His announcements created such buzz among Saudis that hashtags associated with it were the top two trending on Twitter on last Monday, according to Reuters, which noted that the nation has the highest rate of social media use in the Middle East.
However, there was also no shortage of skepticism toward the young prince’s claims.
Sidar Global Advisors, a political risk and strategic advisory firm based in Washington, said in an analysis last week that the prince’s “Vision” is “blurry.”
The agenda “lacks details on key issues such as education reform and revenue generation from taxes,” the analysis said. “There is also no indication of democratization and changes to the absolute monarchy, which [remain] a major challenge for modernization and opening.”
The firm went on to assert that while Prince Salman’s plan for partially privatizing Aramco may well “increase transparency in the Saudi oil sector,” the result might “reveal significant corruption within Aramco.”

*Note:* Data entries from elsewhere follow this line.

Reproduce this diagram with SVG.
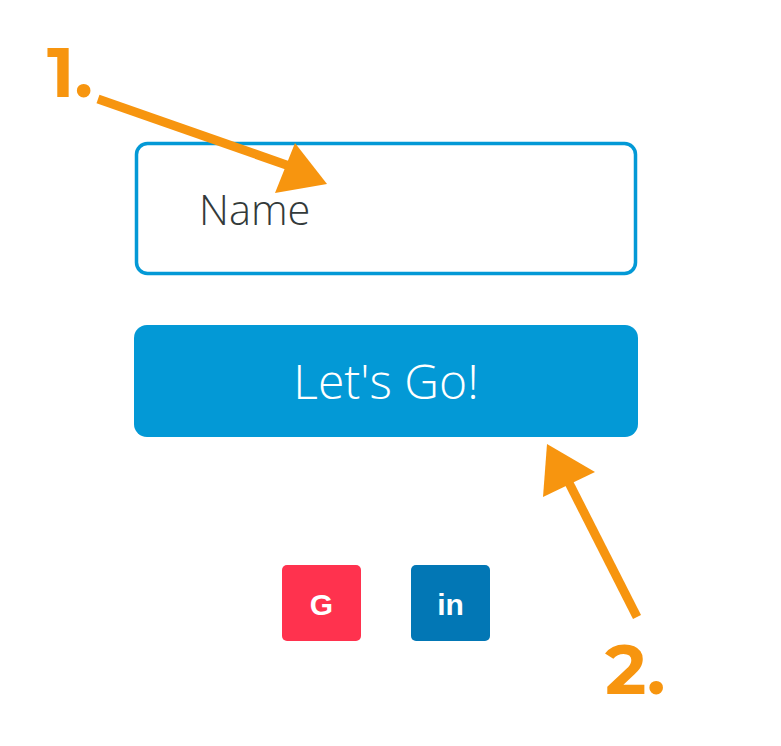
<svg xmlns="http://www.w3.org/2000/svg" width="781" height="746" viewBox="0 0 781 746">
<style>
.num{font-family:"Montserrat","Liberation Sans",sans-serif;font-weight:bold;font-size:70px;fill:#f7950f}
.arrow{stroke:#f7950f;stroke-width:9;fill:none}
.head{fill:#f7950f}
.ui{font-family:"Open Sans",sans-serif;font-weight:300}
.icon{font-family:"Liberation Sans",sans-serif;font-weight:bold;fill:#fff;text-anchor:middle}
</style>
<rect width="781" height="746" fill="#fff"/>
<g id="name-field">
<rect x="136.5" y="143.5" width="499" height="130" rx="11" fill="#fff" stroke="#0399d6" stroke-width="3.5"/>
<text class="ui" x="199" y="225" font-size="41.5" fill="#333a3a">Name</text>
</g>
<g id="go-button">
<rect x="134" y="325" width="504" height="112" rx="13" fill="#0399d6"/>
<text class="ui" x="386" y="399" font-size="48" fill="#fff" text-anchor="middle">Let's Go!</text>
</g>
<g id="google">
<rect x="282" y="565" width="79" height="76" rx="5" fill="#ff324e"/>
<text class="icon" x="321.5" y="615" font-size="30">G</text>
</g>
<g id="linkedin">
<rect x="411" y="565" width="79" height="76" rx="5" fill="#0277b5"/>
<text class="icon" x="450.5" y="615" font-size="30">in</text>
</g>
<g id="label1"><text class="num" x="47" y="97">1.</text></g>
<g id="label2"><text class="num" x="605" y="694">2.</text></g>
<g id="connectors">
<line class="arrow" x1="98" y1="99" x2="295" y2="168"/>
<polygon class="head" points="327,184 295,143 275,193"/>
<line class="arrow" x1="637" y1="617" x2="565" y2="475"/>
<polygon class="head" points="547,444 595,472 543,497"/>
</g>
</svg>
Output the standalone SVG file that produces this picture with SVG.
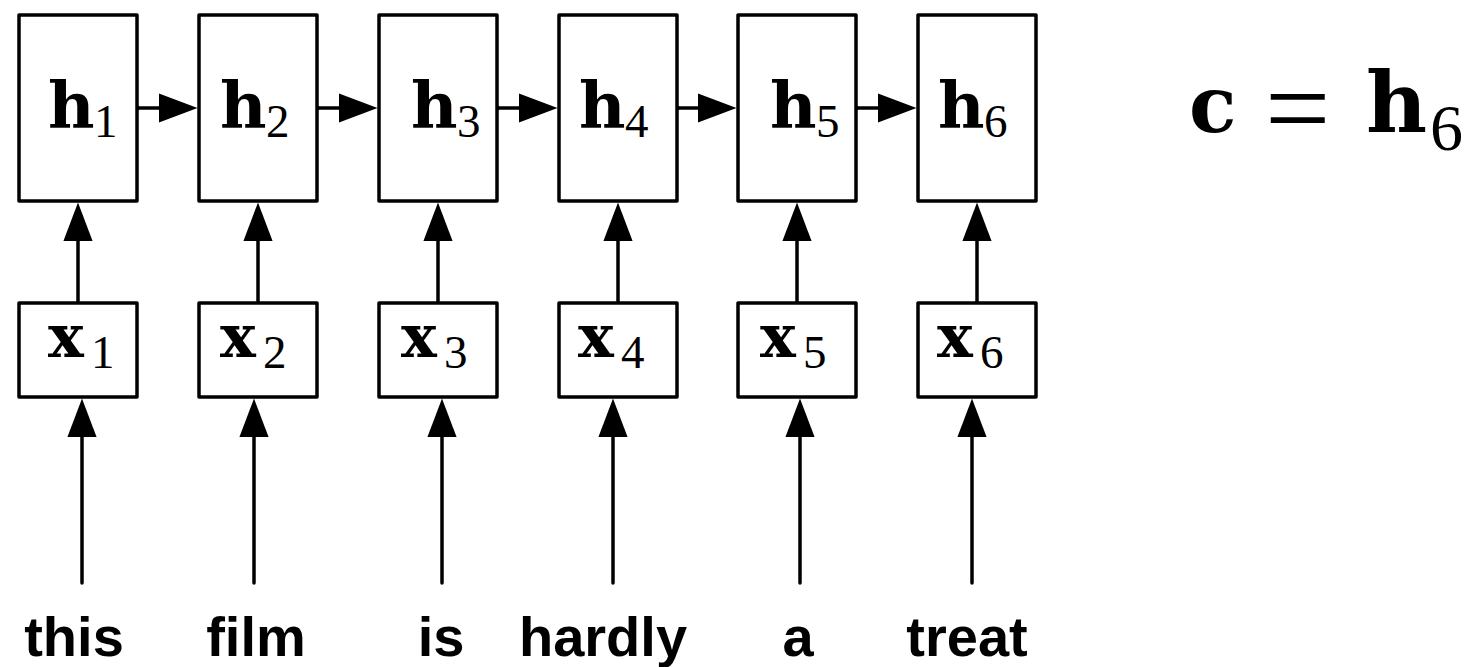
<svg xmlns="http://www.w3.org/2000/svg" width="1471" height="667" viewBox="0 0 1471 667">
  <style>
    .box { fill: #fff; stroke: #000; stroke-width: 3.5; stroke-linejoin: round; }
    .edge { fill: none; stroke: #000; stroke-width: 3.5; }
    .mb { font-family: "DejaVu Serif", serif; font-weight: bold; fill: #000; }
    .sub { font-family: "Liberation Serif", serif; font-weight: normal; fill: #000; }
    .word { font-family: "Liberation Sans", Arial, sans-serif; font-weight: bold; font-size: 56px; fill: #000; text-anchor: middle; }
  </style>
  <defs>
    <marker id="head" markerUnits="userSpaceOnUse" markerWidth="40" markerHeight="30" viewBox="0 0 38 28" refX="27" refY="14" orient="auto">
      <path d="M0,0 L37,14 L0,28 z" fill="#000"/>
    </marker>
    <marker id="dot" markerUnits="userSpaceOnUse" markerWidth="8" markerHeight="8" viewBox="0 0 8 8" refX="4" refY="4">
      <circle cx="4" cy="4" r="2.6" fill="#000"/>
    </marker>
  </defs>

  <g id="connectors">
    <!-- recurrent arrows -->
    <line class="edge" x1="137" y1="108" x2="187" y2="108" marker-start="url(#dot)" marker-end="url(#head)"/>
    <line class="edge" x1="317" y1="108" x2="367" y2="108" marker-start="url(#dot)" marker-end="url(#head)"/>
    <line class="edge" x1="497" y1="108" x2="547" y2="108" marker-start="url(#dot)" marker-end="url(#head)"/>
    <line class="edge" x1="677" y1="108" x2="726" y2="108" marker-start="url(#dot)" marker-end="url(#head)"/>
    <line class="edge" x1="856" y1="108" x2="906" y2="108" marker-start="url(#dot)" marker-end="url(#head)"/>
    <!-- x to h arrows -->
    <line class="edge" x1="78" y1="303" x2="78" y2="213" marker-end="url(#head)"/>
    <line class="edge" x1="258" y1="303" x2="258" y2="213" marker-end="url(#head)"/>
    <line class="edge" x1="438" y1="303" x2="438" y2="213" marker-end="url(#head)"/>
    <line class="edge" x1="618" y1="303" x2="618" y2="213" marker-end="url(#head)"/>
    <line class="edge" x1="797" y1="303" x2="797" y2="213" marker-end="url(#head)"/>
    <line class="edge" x1="977" y1="303" x2="977" y2="213" marker-end="url(#head)"/>
    <!-- word to x arrows -->
    <line class="edge" x1="82" y1="583" x2="82" y2="409" stroke-linecap="round" marker-end="url(#head)"/>
    <line class="edge" x1="254" y1="583" x2="254" y2="409" stroke-linecap="round" marker-end="url(#head)"/>
    <line class="edge" x1="442" y1="583" x2="442" y2="409" stroke-linecap="round" marker-end="url(#head)"/>
    <line class="edge" x1="613" y1="583" x2="613" y2="409" stroke-linecap="round" marker-end="url(#head)"/>
    <line class="edge" x1="800" y1="583" x2="800" y2="409" stroke-linecap="round" marker-end="url(#head)"/>
    <line class="edge" x1="972" y1="583" x2="972" y2="409" stroke-linecap="round" marker-end="url(#head)"/>
  </g>

  <g id="h1"><rect class="box" x="19" y="15" width="118" height="186"/>
    <text class="mb" font-size="64" x="48" y="127">h</text><text class="sub" font-size="47" x="94" y="137">1</text></g>
  <g id="h2"><rect class="box" x="199" y="15" width="118" height="186"/>
    <text class="mb" font-size="64" x="220" y="127">h</text><text class="sub" font-size="47" x="266" y="137">2</text></g>
  <g id="h3"><rect class="box" x="379" y="15" width="118" height="186"/>
    <text class="mb" font-size="64" x="411" y="127">h</text><text class="sub" font-size="47" x="457" y="137">3</text></g>
  <g id="h4"><rect class="box" x="559" y="15" width="118" height="186"/>
    <text class="mb" font-size="64" x="579" y="127">h</text><text class="sub" font-size="47" x="625" y="137">4</text></g>
  <g id="h5"><rect class="box" x="738" y="15" width="118" height="186"/>
    <text class="mb" font-size="64" x="770" y="127">h</text><text class="sub" font-size="47" x="816" y="137">5</text></g>
  <g id="h6"><rect class="box" x="918" y="15" width="118" height="186"/>
    <text class="mb" font-size="64" x="938" y="127">h</text><text class="sub" font-size="47" x="984" y="137">6</text></g>

  <g id="x1"><rect class="box" x="19" y="303" width="118" height="94"/>
    <text class="mb" font-size="60" x="48" y="357">x</text><text class="sub" font-size="47" x="91" y="368">1</text></g>
  <g id="x2"><rect class="box" x="199" y="303" width="118" height="94"/>
    <text class="mb" font-size="60" x="220" y="357">x</text><text class="sub" font-size="47" x="263" y="368">2</text></g>
  <g id="x3"><rect class="box" x="379" y="303" width="118" height="94"/>
    <text class="mb" font-size="60" x="401" y="357">x</text><text class="sub" font-size="47" x="444" y="368">3</text></g>
  <g id="x4"><rect class="box" x="559" y="303" width="118" height="94"/>
    <text class="mb" font-size="60" x="578" y="357">x</text><text class="sub" font-size="47" x="621" y="368">4</text></g>
  <g id="x5"><rect class="box" x="738" y="303" width="118" height="94"/>
    <text class="mb" font-size="60" x="760" y="357">x</text><text class="sub" font-size="47" x="803" y="368">5</text></g>
  <g id="x6"><rect class="box" x="918" y="303" width="118" height="94"/>
    <text class="mb" font-size="60" x="937" y="357">x</text><text class="sub" font-size="47" x="980" y="368">6</text></g>

  <g id="words">
    <text class="word" x="74" y="656">this</text>
    <text class="word" x="256" y="656">film</text>
    <text class="word" x="441" y="656">is</text>
    <text class="word" x="603" y="656">hardly</text>
    <text class="word" x="798" y="656">a</text>
    <text class="word" x="967" y="656">treat</text>
  </g>

  <g id="equation">
    <text class="mb" font-size="78" x="1189" y="132">c</text>
    <text class="sub" font-size="116" x="1265" y="147">=</text>
    <text class="mb" font-size="84" x="1366" y="132">h</text>
    <text class="sub" font-size="66" x="1430" y="150">6</text>
  </g>
</svg>
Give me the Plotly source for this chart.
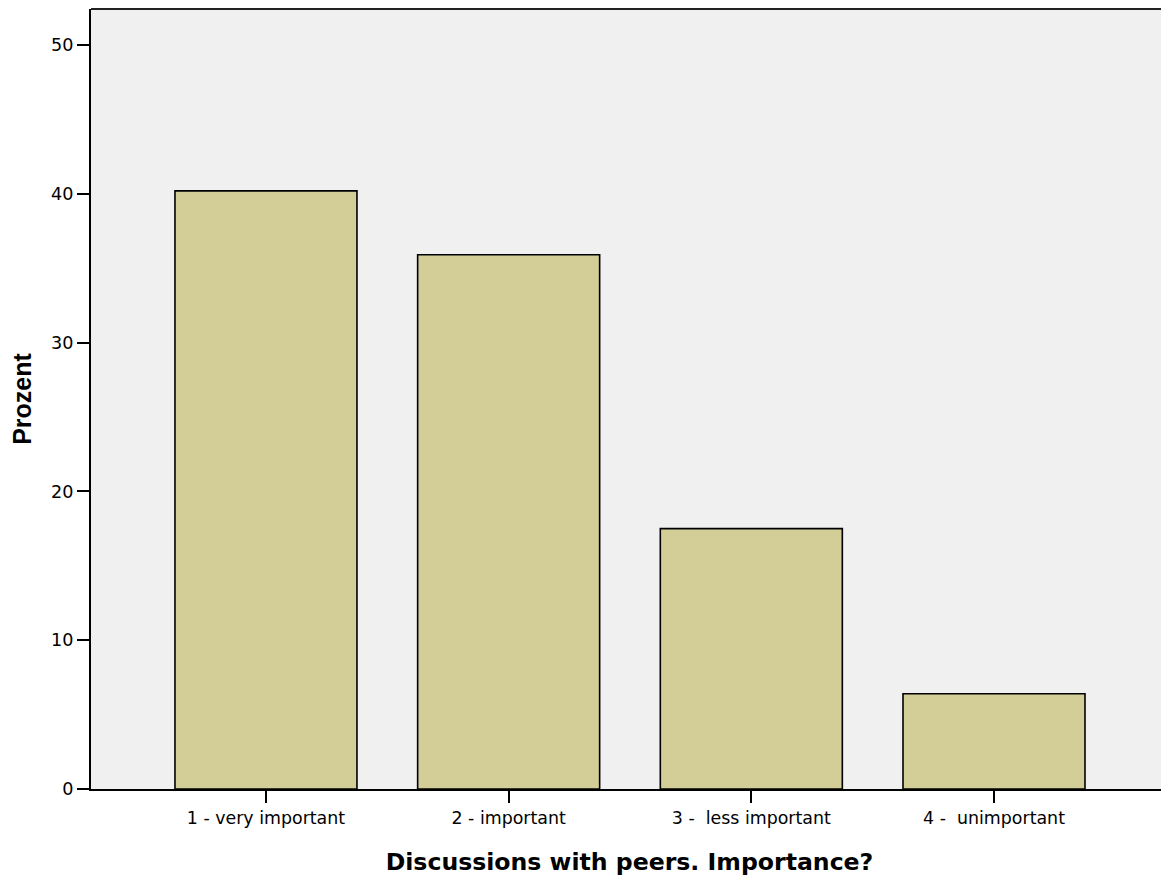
import plotly.graph_objects as go

categories = ["1 - very important", "2 - important", "3 -  less important", "4 -  unimportant"]
percent = [40.2, 35.9, 17.5, 6.4]
y_ticks = [0, 10, 20, 30, 40, 50]

x_pos = list(range(len(categories)))

fig = go.Figure()
fig.add_trace(go.Bar(
    x=x_pos, y=percent, width=0.75,
    marker=dict(color="#D3CE98", line=dict(color="black", width=1.6)),
    hoverinfo="skip",
))

wide_font = "DejaVu Sans, Verdana, sans-serif"
arial = "Liberation Sans, Arial, sans-serif"
fig.update_layout(
    width=1161, height=876,
    margin=dict(l=83, r=1, t=1, b=95),
    paper_bgcolor="white",
    plot_bgcolor="#F0F0F0",
    showlegend=False,
    font=dict(family=wide_font, size=17.4, color="black"),
    xaxis=dict(
        tickmode="array", tickvals=x_pos, ticktext=[c.replace(" ", "\u00a0") for c in categories],
        range=[-0.721, 3.717],
        showline=True, linecolor="black", linewidth=2,
        ticks="outside", ticklen=12, tickwidth=2, tickcolor="black",
        tickfont=dict(family=wide_font, size=17.4),
        showgrid=False, zeroline=False,
        title=dict(text="<b>Discussions with peers. Importance?</b>",
                   font=dict(family=wide_font, size=23.6), standoff=27),
    ),
    yaxis=dict(
        tickmode="array", tickvals=y_ticks,
        range=[0, 52.42],
        showline=True, linecolor="black", linewidth=2,
        ticks="outside", ticklen=12, tickwidth=2, tickcolor="black",
        tickfont=dict(family=wide_font, size=17.6),
        showgrid=False, zeroline=False,
        title=dict(text="<b>Prozent</b>", font=dict(family=arial, size=25), standoff=14),
    ),
)
fig.add_shape(type="line", xref="paper", yref="paper", x0=0, x1=1, y0=1, y1=1,
              line=dict(color="#222222", width=2))
fig.add_shape(type="line", xref="paper", yref="paper", x0=1, x1=1, y0=0, y1=1,
              line=dict(color="#888888", width=1))

fig.write_html("out.html")
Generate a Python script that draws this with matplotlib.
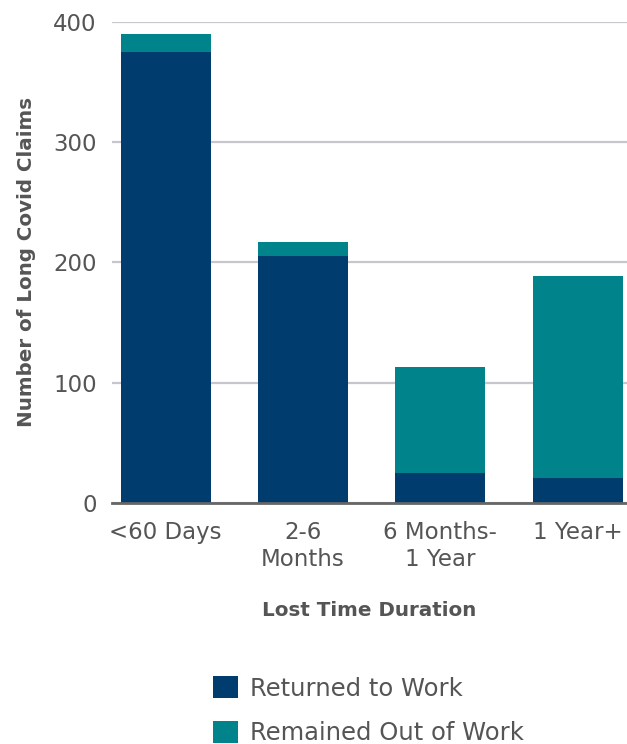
import matplotlib
matplotlib.use("Agg")
import matplotlib.pyplot as plt
from matplotlib.patches import Patch

categories = ["<60 Days", "2-6\nMonths", "6 Months-\n1 Year", "1 Year+"]
returned = [375, 205, 25, 21]
remained = [15, 12, 88, 168]
series_names = ["Returned to Work", "Remained Out of Work"]
y_ticks = [0, 100, 200, 300, 400]

navy = "#003d6e"
teal = "#00838a"
text_gray = "#555555"

plt.rcParams["font.family"] = ["DejaVu Sans"]

fig = plt.figure(figsize=(6.27, 7.44), dpi=100)
ax = fig.add_axes([0.1786, 0.324, 0.8214, 0.6466])

x = list(range(len(categories)))
ax.bar(x, returned, width=0.655, color=navy, zorder=3)
ax.bar(x, remained, width=0.655, bottom=returned, color=teal, zorder=3)

ax.set_ylim(0, 400)
ax.set_xlim(-0.39, 3.36)
ax.set_yticks(y_ticks)
ax.set_xticks(x)
ax.set_xticklabels(categories, linespacing=1.25)
ax.tick_params(axis="both", length=0, colors=text_gray, labelsize=16.5)
ax.tick_params(axis="y", pad=11)
ax.tick_params(axis="x", pad=13)

ax.grid(axis="y", color="#c6c6ce", linewidth=1.6, zorder=0)
for side in ["top", "right", "left"]:
    ax.spines[side].set_visible(False)
ax.spines["bottom"].set_color("#666666")
ax.spines["bottom"].set_linewidth(2)
ax.spines["bottom"].set_zorder(4)

ax.set_ylabel("Number of Long Covid Claims", fontsize=14.3, fontweight="bold",
              color=text_gray, labelpad=12)
ax.set_xlabel("Lost Time Duration", fontsize=14.3, fontweight="bold",
              color=text_gray, labelpad=21)

handles = [Patch(facecolor=navy), Patch(facecolor=teal)]
leg = fig.legend(handles, series_names, loc="upper left",
                 bbox_to_anchor=(0.325, 0.104), frameon=False,
                 fontsize=17.5, handlelength=1.0, handleheight=1.0,
                 handletextpad=0.5, labelspacing=0.85,
                 labelcolor=text_gray, borderaxespad=0)

fig.savefig("out.png", dpi=100)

Ali al-Nasser, fund manager for the London-based Duet Group, said in a note to investors that the big question is whether the prince and his team have the ability to make his vision a reality.
“The question is now again about execution,” Mr. al-Nasser wrote. The prince “said all of the right things, it is a matter of putting it all to work, and locally there is strong support for his agenda.”
Mr. Al-Ahmed contended the real motivation behind the plan was self-preservation, with the prince seeking a way for the Saudi royal family to preserve its vast wealth should it lose power during the coming years.
“Right now, the ruling family is getting bigger and bigger, and they need to grab their share of the economic root in the country by converting it into the private property of the House of Saud,” Mr. Al-Ahmed added. “That’s why I think the Aramco decision was made, so they can get more personal revenues.”